Por mais que Scorsese transforme seu “filme de máfia” em um retrato íntimo de homens poderosos, é ao sabotar as personagens femininas – principalmente Peggy (Anna Paquin), filha de Sheeran – que o diretor se mostra preso a uma época brutalmente masculina e a seu jeito de fazer cinema – que tecnicamente atinge excelência sim, mas que poderia dar mais atenção às mulheres, ainda mais por dar margem a isso. A filha passa o tempo todo fitando o pai, mas os interesses do diretor permanecem no protagonista de sua história. É compreensível, embora não seja fácil entender os motivos de colocar Paquin numa personagem tão negligenciada.

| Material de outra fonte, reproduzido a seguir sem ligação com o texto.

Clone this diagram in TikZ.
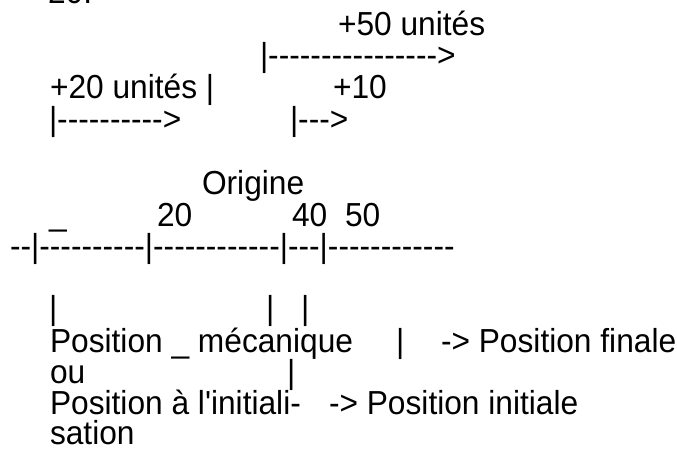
\documentclass[tikz,border=0pt]{standalone}
\usepackage{graphicx}
\usepackage{fontspec}
\setmainfont{Liberation Sans}[Ligatures=TeXOff]
\newcommand{\tallt}[1]{\scalebox{1}[1.05]{#1}}
\begin{document}
\begin{tikzpicture}[x=1pt,y=-1pt,
  txt/.style={anchor=base west, inner sep=0pt, outer sep=0pt, text height=21pt, text depth=3pt,
    font=\fontsize{31.7}{36}\selectfont}]
\clip (0,0) rectangle (677,450);
\node[txt] (t0)  at (48,3)     {\tallt{20.}};
\node[txt] (t1)  at (338,35)   {\tallt{+50 unités}};
\node[txt] (t2)  at (260,66)   {\tallt{|---------------->}};
\node[txt] (t3a) at (50,98)    {\tallt{+20 unités |}};
\node[txt] (t3b) at (333,98)   {\tallt{+10}};
\node[txt] (t4a) at (49,130)   {\tallt{|---------->}};
\node[txt] (t4b) at (290,130)  {\tallt{|--->}};
\node[txt] (t6)  at (202,194)  {\tallt{Origine}};
\node[txt] (t7a) at (49,225)   {\tallt{\_}};
\node[txt] (t7b) at (157,226)  {\tallt{20}};
\node[txt] (t7c) at (292,226)  {\tallt{40}};
\node[txt] (t7d) at (345,226)  {\tallt{50}};
\node[txt] (ax)  at (10,257)   {\tallt{--|----------|------------|---|------------}};
\node[txt] (b1)  at (49,319)   {\tallt{|}};
\node[txt] (b2)  at (266,319)  {\tallt{|}};
\node[txt] (b3)  at (301,319)  {\tallt{|}};
\node[txt] (p1)  at (50,352)   {\tallt{Position \_ mécanique}};
\node[txt] (p1b) at (396,352)  {\tallt{|}};
\node[txt] (p1c) at (441,352)  {\tallt{-> Position finale}};
\node[txt] (p2)  at (50,383)   {\tallt{ou}};
\node[txt] (p2b) at (287,383)  {\tallt{|}};
\node[txt] (p3)  at (50,414)   {\tallt{Position à l'initiali-}};
\node[txt] (p3b) at (329,414)  {\tallt{-> Position initiale}};
\node[txt] (p4)  at (50,444)   {\tallt{sation}};
\end{tikzpicture}
\end{document}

O Irlandês pode ser visto como mais uma das “armas” de Scorsese contra os filmes que têm dominado as salas de cinema, assim como também serve para mostrar que os serviços de streaming podem ser poderosos aliados para que cineastas renomados como ele consigam fazer filmes sem imposições de estúdios ou cortes e refilmagens – imposições que ele criticou duramente em suas últimas declarações.